Nas últimas décadas, a meu ver, a situação piorou. Somos, quando retratados esporadicamente fora do padrão, vistos como exceção, através de um já histórico paternalismo. Criados os tipos de classe-média, iremos falar, explícita ou implicitamente, da cor. Exige-se de nós a Negritude – componente metafísico incompreensível para mim. A carreira de um ator negro vai se estiolando por volta da meia-idade. Conheço casos de protagonistas de minissérie que viraram elenco de apoio no trabalho seguinte.
Temos atualmente uma nova modalidade: o projeto social. Sem perceber que a Arte é, queiram os românticos ou não, forma, depuração, treinamento, diretores ávidos por denunciar a péssima situação do proletariado brasileiro (conseqüentemente, do negro), contratam alunos iniciantes de grupos de teatro de pouquíssima renda. A justificativa é a de que há neles um frescor e uma vitalidade próximos do ambiente retratado. Essa Estética esconde o maior preconceito possível: a impossibilidade dos nossos atores, tarimbados, treinados, em executar aquela ação para a qual estudaram durante anos. Ouvi da boca de um desses diretores que o ator ao qual acabara de me referir era “negro por fora, mas não por dentro” – mais uma vez, confirmando o espaço ideológico destinado a nós.

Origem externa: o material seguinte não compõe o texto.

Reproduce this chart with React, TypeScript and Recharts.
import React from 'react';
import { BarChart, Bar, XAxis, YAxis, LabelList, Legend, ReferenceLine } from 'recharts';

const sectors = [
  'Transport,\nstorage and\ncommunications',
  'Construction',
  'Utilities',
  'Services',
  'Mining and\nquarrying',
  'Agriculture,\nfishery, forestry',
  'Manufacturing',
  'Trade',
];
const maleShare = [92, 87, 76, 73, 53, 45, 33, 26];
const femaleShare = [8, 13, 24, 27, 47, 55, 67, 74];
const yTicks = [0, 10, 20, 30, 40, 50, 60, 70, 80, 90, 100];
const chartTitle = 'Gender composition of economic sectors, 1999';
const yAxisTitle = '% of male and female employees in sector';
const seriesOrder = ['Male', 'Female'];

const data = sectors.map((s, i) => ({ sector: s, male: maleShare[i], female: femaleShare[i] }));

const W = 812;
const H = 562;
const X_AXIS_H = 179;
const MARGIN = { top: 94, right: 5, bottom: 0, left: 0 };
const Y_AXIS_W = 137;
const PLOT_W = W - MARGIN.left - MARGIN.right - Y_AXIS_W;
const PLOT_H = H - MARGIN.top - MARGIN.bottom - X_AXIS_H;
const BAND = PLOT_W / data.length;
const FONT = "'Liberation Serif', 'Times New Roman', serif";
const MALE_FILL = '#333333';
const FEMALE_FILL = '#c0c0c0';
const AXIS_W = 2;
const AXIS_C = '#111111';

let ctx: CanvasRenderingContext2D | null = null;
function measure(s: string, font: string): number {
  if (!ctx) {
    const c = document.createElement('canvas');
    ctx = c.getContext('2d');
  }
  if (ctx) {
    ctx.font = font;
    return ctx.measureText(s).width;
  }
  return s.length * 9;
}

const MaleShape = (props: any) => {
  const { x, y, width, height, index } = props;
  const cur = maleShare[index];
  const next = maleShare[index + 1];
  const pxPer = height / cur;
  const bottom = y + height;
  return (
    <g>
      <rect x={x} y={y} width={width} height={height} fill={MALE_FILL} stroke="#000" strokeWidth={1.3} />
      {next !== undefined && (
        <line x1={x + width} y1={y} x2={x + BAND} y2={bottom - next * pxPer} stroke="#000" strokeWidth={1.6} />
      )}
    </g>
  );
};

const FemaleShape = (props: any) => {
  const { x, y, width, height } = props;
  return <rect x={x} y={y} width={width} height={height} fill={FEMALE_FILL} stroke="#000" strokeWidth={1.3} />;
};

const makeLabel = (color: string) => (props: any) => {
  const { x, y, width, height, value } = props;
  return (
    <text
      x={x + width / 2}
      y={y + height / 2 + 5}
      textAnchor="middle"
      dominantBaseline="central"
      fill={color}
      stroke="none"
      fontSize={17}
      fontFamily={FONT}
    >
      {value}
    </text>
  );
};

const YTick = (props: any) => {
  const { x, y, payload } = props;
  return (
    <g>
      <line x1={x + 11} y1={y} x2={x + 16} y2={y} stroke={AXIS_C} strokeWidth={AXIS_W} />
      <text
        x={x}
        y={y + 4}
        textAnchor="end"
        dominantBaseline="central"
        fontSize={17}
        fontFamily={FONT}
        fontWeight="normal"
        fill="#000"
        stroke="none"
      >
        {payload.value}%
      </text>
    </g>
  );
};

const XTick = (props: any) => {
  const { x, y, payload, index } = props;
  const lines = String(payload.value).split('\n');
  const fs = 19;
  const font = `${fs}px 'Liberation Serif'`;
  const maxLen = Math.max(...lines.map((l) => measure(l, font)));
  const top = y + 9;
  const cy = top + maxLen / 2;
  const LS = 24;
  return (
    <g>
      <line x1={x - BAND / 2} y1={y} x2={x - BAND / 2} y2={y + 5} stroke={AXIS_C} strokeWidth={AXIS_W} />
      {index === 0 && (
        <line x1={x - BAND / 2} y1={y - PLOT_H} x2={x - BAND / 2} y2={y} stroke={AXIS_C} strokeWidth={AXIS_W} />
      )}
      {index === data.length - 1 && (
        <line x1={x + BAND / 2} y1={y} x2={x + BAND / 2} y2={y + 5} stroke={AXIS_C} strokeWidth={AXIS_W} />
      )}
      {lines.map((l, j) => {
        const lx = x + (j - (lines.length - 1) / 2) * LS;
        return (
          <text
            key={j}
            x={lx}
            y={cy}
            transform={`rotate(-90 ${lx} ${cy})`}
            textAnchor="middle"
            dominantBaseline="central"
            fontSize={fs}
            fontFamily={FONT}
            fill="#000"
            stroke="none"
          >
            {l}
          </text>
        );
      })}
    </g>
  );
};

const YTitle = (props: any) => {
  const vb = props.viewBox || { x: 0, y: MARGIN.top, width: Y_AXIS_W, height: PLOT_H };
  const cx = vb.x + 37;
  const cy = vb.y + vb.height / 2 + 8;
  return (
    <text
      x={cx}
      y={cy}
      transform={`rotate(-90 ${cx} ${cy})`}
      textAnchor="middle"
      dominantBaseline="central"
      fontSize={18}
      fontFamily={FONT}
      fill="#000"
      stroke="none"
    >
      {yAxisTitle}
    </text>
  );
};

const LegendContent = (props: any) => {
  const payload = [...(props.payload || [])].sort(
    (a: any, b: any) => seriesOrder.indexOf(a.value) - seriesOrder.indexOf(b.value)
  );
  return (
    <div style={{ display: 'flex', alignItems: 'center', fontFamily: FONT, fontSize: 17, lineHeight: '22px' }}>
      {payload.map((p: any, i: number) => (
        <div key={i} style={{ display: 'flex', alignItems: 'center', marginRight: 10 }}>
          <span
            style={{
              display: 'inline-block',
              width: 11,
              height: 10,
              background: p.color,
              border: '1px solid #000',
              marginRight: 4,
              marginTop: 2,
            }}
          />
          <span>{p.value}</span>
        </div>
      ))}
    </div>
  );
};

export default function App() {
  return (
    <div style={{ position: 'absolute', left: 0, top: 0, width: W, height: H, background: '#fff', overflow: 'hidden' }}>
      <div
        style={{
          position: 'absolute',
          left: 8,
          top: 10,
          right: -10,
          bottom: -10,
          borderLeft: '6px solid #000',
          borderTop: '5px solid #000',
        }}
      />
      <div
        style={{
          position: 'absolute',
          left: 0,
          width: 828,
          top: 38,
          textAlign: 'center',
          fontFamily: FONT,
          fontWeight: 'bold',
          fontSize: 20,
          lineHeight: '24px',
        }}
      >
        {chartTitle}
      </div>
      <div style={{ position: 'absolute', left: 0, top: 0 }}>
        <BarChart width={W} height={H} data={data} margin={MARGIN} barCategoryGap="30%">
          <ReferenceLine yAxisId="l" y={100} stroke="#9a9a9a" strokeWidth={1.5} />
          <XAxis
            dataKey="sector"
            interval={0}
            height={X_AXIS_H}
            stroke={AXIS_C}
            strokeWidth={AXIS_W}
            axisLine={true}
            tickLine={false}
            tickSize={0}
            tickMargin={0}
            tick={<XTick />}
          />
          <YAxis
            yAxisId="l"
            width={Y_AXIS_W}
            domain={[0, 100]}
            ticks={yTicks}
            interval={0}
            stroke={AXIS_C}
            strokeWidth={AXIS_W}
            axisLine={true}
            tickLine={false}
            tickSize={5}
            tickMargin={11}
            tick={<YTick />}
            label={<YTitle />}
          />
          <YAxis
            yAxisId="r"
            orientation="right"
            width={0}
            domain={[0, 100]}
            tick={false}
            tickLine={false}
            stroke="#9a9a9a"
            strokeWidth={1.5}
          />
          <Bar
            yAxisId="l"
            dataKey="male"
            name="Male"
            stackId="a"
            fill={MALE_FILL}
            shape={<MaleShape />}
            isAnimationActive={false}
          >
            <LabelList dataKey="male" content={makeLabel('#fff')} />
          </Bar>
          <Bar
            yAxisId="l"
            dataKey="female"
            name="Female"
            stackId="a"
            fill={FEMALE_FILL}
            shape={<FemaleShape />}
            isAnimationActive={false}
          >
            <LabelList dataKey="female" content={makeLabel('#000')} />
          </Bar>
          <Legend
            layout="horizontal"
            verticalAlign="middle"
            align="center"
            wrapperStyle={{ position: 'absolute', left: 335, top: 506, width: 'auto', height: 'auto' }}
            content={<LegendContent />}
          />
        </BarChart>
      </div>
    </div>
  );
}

Portanto, o lema é só um: seja negro ou embranqueça. Lá está a foto de Machado como prova. A barba branca e triste sobre a esquecida pele. Os olhos perdidos. O abandono evidente. A marca d?água, a filigrana inteligentíssima, em todo selo dado a nós: negro, ator negro, papel de negro. Antes, tornássemo-nos invisíveis.

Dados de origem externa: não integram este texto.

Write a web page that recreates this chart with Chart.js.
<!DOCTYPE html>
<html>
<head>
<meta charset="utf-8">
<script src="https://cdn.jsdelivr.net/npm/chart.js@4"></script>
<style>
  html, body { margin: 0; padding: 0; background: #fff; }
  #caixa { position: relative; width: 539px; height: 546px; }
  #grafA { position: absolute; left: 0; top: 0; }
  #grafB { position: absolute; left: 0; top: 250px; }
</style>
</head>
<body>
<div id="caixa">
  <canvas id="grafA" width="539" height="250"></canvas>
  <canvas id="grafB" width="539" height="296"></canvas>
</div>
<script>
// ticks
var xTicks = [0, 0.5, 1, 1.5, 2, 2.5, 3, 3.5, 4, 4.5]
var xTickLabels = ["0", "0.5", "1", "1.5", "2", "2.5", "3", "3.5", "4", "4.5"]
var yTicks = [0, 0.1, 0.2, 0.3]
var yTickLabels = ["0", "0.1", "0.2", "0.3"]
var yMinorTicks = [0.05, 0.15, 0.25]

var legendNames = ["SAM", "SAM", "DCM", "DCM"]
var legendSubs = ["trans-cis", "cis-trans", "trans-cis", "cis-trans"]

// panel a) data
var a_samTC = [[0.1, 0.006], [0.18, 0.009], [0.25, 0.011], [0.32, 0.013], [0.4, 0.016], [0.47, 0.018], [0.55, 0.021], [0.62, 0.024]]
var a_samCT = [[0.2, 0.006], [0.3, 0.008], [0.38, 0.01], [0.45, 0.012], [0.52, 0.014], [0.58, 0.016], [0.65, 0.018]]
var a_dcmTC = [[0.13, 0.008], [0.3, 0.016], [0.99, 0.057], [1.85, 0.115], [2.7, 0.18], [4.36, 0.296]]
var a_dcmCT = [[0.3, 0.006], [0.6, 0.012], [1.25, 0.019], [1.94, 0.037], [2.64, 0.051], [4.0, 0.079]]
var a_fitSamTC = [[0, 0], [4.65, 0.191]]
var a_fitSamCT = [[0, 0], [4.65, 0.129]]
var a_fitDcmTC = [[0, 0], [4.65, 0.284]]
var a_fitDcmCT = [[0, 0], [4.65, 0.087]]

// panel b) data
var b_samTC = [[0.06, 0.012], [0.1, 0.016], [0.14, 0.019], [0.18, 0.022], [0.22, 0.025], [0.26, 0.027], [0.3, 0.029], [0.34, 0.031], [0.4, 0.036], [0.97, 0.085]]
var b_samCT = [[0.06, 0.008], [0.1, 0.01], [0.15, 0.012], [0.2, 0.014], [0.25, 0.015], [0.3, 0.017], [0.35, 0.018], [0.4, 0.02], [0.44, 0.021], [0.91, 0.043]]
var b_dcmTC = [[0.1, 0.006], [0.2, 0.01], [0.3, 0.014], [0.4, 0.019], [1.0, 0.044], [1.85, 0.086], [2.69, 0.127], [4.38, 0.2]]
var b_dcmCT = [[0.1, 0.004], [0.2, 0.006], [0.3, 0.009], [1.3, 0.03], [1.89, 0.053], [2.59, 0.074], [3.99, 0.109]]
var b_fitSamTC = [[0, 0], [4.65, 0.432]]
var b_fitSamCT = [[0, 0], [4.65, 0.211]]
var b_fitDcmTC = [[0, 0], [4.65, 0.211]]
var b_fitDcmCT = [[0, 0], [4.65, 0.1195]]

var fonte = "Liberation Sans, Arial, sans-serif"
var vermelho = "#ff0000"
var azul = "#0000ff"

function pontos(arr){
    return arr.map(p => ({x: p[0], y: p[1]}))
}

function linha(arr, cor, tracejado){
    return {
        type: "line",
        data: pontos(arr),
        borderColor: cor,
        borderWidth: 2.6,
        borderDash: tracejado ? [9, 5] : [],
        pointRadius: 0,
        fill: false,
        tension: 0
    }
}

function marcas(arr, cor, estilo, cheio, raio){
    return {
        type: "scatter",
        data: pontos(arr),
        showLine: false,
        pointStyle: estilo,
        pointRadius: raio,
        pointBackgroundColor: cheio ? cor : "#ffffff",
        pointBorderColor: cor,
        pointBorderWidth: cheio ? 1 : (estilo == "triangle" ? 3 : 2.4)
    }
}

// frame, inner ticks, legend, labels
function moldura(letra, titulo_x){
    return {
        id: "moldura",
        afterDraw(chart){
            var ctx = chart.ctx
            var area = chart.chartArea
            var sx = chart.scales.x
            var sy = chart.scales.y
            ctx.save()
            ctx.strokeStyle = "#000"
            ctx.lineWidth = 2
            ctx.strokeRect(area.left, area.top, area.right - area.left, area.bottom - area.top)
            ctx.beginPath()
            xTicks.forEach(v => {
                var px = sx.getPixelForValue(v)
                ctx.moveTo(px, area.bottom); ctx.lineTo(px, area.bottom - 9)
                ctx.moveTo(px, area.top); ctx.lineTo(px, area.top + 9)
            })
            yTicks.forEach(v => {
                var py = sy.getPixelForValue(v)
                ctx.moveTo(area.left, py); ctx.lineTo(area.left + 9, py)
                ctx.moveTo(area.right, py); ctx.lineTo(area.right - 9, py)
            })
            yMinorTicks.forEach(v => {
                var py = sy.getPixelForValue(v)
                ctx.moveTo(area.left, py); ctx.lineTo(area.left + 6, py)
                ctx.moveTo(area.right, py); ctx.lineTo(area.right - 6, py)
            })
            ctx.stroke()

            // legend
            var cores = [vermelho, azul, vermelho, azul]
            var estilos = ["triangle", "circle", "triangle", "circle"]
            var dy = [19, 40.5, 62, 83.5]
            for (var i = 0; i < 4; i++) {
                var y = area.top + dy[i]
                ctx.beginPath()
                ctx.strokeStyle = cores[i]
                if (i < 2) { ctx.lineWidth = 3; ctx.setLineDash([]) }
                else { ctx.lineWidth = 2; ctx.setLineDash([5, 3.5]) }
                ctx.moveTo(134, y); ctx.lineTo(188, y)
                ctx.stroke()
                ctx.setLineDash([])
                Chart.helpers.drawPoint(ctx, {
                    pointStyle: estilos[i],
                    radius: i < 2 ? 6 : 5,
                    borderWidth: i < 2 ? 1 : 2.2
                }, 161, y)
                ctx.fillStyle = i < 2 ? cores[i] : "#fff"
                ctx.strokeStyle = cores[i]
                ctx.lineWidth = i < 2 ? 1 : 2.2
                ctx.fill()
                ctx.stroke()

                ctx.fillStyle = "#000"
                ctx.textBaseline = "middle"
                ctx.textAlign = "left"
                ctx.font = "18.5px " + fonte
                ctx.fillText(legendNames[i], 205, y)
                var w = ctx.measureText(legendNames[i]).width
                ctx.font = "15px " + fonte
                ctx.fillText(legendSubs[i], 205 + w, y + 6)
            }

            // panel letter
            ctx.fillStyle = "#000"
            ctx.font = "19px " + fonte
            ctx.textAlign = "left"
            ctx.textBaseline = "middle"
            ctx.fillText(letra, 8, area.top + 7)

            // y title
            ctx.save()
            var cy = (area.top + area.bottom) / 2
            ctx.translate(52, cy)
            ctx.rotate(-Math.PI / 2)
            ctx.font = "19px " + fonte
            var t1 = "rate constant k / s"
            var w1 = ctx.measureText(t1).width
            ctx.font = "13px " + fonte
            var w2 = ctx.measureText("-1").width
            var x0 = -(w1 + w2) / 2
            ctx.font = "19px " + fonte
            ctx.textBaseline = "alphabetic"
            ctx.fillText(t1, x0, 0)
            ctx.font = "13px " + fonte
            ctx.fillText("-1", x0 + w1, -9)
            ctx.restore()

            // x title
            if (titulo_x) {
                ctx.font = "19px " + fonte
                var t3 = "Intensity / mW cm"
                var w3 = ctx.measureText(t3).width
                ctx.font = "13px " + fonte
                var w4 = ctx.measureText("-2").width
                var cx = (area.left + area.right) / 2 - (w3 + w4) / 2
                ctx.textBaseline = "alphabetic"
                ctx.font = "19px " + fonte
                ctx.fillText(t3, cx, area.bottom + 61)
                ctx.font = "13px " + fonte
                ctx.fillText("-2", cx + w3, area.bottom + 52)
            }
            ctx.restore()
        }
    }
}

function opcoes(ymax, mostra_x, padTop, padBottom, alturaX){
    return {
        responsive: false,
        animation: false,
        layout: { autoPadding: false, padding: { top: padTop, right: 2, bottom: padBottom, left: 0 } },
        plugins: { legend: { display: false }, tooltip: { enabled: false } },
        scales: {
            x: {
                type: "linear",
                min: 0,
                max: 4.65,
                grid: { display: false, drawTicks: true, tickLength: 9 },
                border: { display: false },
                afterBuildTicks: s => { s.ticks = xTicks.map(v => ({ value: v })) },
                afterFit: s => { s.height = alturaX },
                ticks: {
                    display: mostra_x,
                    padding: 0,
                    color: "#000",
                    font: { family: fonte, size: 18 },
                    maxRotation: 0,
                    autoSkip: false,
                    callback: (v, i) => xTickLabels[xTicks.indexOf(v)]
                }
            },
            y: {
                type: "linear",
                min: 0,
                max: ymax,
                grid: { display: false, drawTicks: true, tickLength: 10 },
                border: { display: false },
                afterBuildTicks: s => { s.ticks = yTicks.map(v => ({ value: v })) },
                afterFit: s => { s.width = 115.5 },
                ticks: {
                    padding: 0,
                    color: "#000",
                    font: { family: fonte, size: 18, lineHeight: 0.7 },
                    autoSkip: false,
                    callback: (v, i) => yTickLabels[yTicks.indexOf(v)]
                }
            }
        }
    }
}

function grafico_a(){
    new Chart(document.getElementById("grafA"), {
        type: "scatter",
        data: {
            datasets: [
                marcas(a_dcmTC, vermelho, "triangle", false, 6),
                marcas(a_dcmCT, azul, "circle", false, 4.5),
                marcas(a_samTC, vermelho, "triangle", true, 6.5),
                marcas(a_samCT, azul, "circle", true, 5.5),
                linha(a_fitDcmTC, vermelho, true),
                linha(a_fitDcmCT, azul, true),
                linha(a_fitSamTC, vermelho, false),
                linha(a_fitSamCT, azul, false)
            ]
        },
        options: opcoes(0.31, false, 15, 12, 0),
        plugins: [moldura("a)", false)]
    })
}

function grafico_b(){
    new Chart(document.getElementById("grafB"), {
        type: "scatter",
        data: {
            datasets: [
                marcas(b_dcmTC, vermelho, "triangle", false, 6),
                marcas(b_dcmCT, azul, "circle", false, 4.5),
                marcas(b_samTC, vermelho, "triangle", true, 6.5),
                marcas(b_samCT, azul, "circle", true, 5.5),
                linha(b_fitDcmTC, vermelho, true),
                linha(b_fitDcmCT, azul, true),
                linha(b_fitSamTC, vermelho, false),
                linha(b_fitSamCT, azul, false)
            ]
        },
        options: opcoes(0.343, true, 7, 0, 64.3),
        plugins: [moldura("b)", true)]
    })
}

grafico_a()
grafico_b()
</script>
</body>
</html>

“Par délicatesse j?ai perdu ma vie” (Por delicadeza, perdi minha vida). O verso rimbaudiano acompanha-me desde a adolescência. Tenho-o como uma das pedras angulares da minha existência. Até dias atrás, tinha a palavra delicadeza num sentido positivo, benéfico. O poeta perdera a vida, mas restara-lhe esse universo inigualável do delicado. A perda era compensada, pensava. Lendo um historiador francês, deparei-me com a mesma palavra explorada como processo civilizatório: civilização. E esta última, no texto, como está na moda hoje, tinha um sentido pejorativo. Ora, penso em todos os negros que se sofisticaram, que resolveram entrar no mercado com essa delicadeza. Penso em Rimbaud no meio da África traficando escravos. Tomo o verso, enfim, literalmente: a vida perdida por civilização, por finesse, par délicatesse. Nenhuma terra pertencente a mim. Os olhos escuros, edipianos, amaldiçoados. Olhos de ver todos, olhos de ver muros.